[BEGIN Dataset content]

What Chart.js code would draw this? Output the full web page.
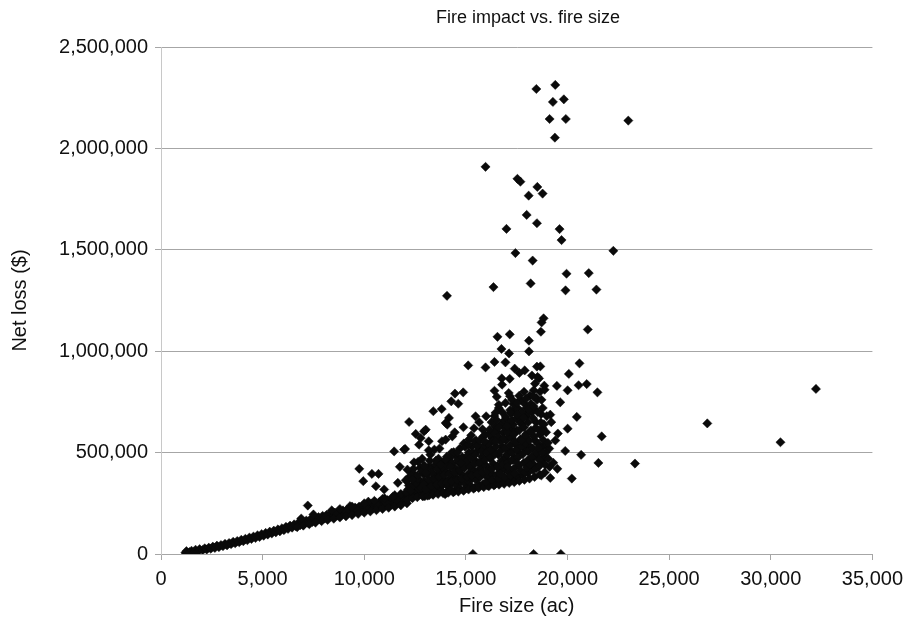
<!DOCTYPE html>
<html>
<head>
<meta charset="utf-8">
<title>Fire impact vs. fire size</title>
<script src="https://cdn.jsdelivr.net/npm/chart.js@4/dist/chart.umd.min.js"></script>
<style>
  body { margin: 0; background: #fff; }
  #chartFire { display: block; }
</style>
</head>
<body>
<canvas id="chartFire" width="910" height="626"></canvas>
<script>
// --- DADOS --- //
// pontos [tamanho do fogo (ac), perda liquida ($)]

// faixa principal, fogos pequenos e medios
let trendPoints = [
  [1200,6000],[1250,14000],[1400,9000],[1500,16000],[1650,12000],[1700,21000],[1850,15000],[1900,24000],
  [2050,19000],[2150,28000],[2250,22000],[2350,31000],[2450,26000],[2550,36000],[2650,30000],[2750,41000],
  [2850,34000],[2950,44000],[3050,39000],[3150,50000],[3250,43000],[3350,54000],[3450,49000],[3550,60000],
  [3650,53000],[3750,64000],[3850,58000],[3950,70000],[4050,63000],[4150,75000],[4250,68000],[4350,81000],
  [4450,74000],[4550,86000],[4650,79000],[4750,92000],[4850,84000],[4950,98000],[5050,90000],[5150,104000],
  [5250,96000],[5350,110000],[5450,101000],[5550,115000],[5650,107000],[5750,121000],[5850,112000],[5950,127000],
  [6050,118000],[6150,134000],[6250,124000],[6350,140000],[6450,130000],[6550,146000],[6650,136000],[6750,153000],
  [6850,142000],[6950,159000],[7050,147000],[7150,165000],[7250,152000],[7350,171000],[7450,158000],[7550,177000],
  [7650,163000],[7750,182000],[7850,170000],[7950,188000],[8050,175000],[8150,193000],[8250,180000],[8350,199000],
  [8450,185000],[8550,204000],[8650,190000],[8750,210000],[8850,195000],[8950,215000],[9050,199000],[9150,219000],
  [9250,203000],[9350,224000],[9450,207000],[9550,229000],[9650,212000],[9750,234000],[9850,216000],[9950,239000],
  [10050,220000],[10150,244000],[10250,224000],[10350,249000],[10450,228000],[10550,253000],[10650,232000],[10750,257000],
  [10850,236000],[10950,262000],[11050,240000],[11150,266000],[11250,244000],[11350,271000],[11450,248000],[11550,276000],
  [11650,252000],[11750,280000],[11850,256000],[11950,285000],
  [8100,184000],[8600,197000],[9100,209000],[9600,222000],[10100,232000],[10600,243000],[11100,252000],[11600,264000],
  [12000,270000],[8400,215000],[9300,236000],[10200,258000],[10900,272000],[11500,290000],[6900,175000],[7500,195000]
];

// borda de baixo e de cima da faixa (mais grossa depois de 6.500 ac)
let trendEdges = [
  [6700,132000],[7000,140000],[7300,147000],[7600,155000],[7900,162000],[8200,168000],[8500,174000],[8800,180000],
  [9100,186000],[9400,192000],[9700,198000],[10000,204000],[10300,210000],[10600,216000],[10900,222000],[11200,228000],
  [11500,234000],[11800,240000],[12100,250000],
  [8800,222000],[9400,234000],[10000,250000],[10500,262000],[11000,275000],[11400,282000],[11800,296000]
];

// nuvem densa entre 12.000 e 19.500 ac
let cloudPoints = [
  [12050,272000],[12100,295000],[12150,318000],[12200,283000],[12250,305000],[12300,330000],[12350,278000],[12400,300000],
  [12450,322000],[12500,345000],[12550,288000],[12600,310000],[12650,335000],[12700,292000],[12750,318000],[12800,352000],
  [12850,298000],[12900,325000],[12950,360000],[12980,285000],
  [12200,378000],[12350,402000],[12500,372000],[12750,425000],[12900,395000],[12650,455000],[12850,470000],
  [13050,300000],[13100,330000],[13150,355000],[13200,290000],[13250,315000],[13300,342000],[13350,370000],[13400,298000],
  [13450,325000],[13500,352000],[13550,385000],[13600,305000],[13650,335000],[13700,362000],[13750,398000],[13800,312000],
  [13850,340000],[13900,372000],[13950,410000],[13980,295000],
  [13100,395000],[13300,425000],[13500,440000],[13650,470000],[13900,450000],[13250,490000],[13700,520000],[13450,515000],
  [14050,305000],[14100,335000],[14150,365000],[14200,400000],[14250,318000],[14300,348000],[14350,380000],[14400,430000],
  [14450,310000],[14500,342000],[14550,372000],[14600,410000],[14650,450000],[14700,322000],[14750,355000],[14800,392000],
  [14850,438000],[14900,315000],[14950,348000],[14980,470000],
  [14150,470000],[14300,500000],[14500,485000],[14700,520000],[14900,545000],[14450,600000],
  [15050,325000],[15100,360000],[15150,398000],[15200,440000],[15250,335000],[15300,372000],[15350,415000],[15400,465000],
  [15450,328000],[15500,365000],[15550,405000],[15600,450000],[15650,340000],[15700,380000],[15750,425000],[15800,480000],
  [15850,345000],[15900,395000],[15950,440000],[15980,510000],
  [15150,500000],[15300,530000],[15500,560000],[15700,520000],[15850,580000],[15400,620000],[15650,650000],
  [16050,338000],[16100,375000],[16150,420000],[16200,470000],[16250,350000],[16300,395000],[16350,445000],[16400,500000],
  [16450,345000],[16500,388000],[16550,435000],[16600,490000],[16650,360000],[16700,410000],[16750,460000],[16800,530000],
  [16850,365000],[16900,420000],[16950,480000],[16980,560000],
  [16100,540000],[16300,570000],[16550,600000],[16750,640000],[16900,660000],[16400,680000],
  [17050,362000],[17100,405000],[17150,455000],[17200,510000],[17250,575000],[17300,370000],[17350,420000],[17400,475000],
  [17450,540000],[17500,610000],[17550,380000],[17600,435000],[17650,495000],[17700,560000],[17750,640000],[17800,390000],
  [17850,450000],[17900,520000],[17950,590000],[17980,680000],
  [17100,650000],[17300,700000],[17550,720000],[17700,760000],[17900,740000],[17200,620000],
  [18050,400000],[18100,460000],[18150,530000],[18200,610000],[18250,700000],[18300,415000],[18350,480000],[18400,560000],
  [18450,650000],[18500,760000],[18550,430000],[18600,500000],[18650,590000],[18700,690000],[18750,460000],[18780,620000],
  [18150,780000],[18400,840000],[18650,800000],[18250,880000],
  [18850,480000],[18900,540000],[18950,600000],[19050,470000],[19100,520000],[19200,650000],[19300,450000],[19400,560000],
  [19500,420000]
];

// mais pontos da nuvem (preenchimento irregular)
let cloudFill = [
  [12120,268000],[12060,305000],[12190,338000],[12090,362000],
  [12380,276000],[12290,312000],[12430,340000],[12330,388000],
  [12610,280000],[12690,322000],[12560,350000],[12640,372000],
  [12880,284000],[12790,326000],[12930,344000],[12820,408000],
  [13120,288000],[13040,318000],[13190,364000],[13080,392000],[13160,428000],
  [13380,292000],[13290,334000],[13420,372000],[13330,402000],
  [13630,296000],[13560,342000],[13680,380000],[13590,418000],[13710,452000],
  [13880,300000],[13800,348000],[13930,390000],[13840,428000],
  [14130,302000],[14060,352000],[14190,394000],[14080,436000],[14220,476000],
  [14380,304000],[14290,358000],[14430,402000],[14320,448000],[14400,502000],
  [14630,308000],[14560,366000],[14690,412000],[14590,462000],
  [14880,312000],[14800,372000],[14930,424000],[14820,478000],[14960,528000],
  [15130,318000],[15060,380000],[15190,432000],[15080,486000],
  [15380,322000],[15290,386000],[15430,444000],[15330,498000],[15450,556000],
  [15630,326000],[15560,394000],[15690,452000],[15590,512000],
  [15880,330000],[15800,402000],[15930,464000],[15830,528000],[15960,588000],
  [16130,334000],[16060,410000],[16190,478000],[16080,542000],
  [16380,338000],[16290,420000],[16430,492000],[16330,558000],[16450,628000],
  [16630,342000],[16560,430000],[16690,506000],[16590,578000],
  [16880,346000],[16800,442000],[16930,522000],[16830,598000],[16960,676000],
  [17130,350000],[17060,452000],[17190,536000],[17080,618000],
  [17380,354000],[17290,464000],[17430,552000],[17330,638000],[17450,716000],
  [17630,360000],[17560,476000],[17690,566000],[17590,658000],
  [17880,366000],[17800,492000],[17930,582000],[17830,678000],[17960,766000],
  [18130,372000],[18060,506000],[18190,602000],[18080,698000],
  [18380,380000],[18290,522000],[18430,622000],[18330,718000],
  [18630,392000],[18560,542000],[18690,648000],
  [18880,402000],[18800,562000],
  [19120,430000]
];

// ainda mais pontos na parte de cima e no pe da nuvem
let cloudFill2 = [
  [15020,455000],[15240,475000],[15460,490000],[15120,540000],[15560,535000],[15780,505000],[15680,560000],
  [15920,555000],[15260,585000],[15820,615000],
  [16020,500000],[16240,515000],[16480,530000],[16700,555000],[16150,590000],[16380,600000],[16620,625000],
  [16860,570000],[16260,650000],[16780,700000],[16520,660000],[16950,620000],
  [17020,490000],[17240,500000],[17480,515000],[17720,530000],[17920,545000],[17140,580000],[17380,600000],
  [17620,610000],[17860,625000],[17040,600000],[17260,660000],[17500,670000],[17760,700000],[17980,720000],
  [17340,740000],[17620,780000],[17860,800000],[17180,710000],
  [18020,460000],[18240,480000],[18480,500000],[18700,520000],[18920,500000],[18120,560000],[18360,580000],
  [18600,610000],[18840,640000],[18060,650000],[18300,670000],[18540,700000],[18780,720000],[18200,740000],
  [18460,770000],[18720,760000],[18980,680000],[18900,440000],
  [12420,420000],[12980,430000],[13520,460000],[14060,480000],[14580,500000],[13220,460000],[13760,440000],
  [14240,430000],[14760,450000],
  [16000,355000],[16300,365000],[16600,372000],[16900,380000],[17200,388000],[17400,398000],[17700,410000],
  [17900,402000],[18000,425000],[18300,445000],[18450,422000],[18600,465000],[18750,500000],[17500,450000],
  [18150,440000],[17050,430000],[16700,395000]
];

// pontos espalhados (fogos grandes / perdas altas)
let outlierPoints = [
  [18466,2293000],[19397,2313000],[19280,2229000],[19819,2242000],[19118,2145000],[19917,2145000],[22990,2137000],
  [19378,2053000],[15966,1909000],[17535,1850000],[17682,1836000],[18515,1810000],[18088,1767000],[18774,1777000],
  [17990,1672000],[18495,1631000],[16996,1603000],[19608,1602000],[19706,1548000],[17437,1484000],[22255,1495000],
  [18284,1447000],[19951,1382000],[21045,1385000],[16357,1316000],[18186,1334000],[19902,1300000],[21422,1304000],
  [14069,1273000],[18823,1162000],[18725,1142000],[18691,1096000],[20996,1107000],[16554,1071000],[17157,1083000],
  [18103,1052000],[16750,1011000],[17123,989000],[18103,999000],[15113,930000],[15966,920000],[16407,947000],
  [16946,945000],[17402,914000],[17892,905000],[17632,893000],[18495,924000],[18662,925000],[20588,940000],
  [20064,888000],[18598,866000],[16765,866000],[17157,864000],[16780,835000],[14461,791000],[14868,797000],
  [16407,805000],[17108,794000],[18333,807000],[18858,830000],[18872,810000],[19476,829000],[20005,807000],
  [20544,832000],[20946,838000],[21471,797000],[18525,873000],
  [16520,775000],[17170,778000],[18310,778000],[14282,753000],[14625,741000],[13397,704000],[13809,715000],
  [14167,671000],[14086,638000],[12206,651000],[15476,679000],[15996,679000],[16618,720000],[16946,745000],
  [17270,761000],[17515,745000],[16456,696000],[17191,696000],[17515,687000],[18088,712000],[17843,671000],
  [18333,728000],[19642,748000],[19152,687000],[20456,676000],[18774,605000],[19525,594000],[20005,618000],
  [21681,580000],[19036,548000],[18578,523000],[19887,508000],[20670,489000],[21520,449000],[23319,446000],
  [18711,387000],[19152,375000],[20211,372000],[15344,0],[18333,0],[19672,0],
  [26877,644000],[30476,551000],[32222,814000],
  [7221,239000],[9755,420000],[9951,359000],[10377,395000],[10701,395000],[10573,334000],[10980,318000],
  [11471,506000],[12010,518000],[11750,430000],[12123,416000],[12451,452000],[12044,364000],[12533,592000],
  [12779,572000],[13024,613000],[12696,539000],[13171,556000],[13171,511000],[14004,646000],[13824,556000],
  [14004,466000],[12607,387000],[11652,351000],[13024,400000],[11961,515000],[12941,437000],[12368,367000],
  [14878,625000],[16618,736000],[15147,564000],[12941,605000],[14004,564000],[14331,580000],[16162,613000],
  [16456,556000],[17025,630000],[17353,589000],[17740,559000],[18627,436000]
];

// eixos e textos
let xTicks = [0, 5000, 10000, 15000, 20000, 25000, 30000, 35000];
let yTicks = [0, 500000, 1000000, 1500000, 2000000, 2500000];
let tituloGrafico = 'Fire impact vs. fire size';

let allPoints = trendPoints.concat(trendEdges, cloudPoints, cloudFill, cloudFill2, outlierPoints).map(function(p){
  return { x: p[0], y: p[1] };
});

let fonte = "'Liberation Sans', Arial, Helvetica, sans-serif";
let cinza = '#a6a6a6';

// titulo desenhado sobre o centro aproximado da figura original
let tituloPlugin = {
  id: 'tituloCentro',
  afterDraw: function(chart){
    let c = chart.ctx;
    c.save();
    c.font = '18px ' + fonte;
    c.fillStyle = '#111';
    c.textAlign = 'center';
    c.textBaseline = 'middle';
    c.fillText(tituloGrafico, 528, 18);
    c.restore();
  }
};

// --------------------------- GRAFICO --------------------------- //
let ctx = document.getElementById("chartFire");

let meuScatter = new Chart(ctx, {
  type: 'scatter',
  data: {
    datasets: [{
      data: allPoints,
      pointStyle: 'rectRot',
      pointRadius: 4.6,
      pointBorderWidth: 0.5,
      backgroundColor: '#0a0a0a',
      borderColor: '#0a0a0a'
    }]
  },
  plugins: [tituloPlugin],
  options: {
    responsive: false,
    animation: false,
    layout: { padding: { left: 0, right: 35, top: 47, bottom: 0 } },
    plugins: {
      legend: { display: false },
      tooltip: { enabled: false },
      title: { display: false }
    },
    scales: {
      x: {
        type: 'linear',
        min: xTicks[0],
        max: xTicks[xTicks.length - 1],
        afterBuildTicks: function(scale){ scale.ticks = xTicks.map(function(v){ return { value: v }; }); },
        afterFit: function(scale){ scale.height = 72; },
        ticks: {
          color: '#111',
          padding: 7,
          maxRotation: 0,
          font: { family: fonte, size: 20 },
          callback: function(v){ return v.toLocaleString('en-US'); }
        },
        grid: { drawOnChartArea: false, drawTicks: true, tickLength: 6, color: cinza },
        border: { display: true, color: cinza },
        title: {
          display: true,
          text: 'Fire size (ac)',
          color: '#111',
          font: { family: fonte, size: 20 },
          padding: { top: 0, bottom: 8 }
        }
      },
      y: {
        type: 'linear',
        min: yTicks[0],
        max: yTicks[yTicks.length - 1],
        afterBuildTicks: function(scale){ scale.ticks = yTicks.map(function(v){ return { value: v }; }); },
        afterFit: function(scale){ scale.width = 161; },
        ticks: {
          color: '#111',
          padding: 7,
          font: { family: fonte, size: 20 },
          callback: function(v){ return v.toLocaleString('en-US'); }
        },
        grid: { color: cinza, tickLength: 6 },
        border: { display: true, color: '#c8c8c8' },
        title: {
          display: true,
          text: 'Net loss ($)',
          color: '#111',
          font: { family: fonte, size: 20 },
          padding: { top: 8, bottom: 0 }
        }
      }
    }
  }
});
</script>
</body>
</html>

[END Dataset content]

— Stated task —
Output exactly the span of lines from the top of the listing through the line holding "perda liquida ($)]", and leave every picture out.

— Solution —
What Chart.js code would draw this? Output the full web page.
<!DOCTYPE html>
<html>
<head>
<meta charset="utf-8">
<title>Fire impact vs. fire size</title>
<script src="https://cdn.jsdelivr.net/npm/chart.js@4/dist/chart.umd.min.js"></script>
<style>
  body { margin: 0; background: #fff; }
  #chartFire { display: block; }
</style>
</head>
<body>
<canvas id="chartFire" width="910" height="626"></canvas>
<script>
// --- DADOS --- //
// pontos [tamanho do fogo (ac), perda liquida ($)]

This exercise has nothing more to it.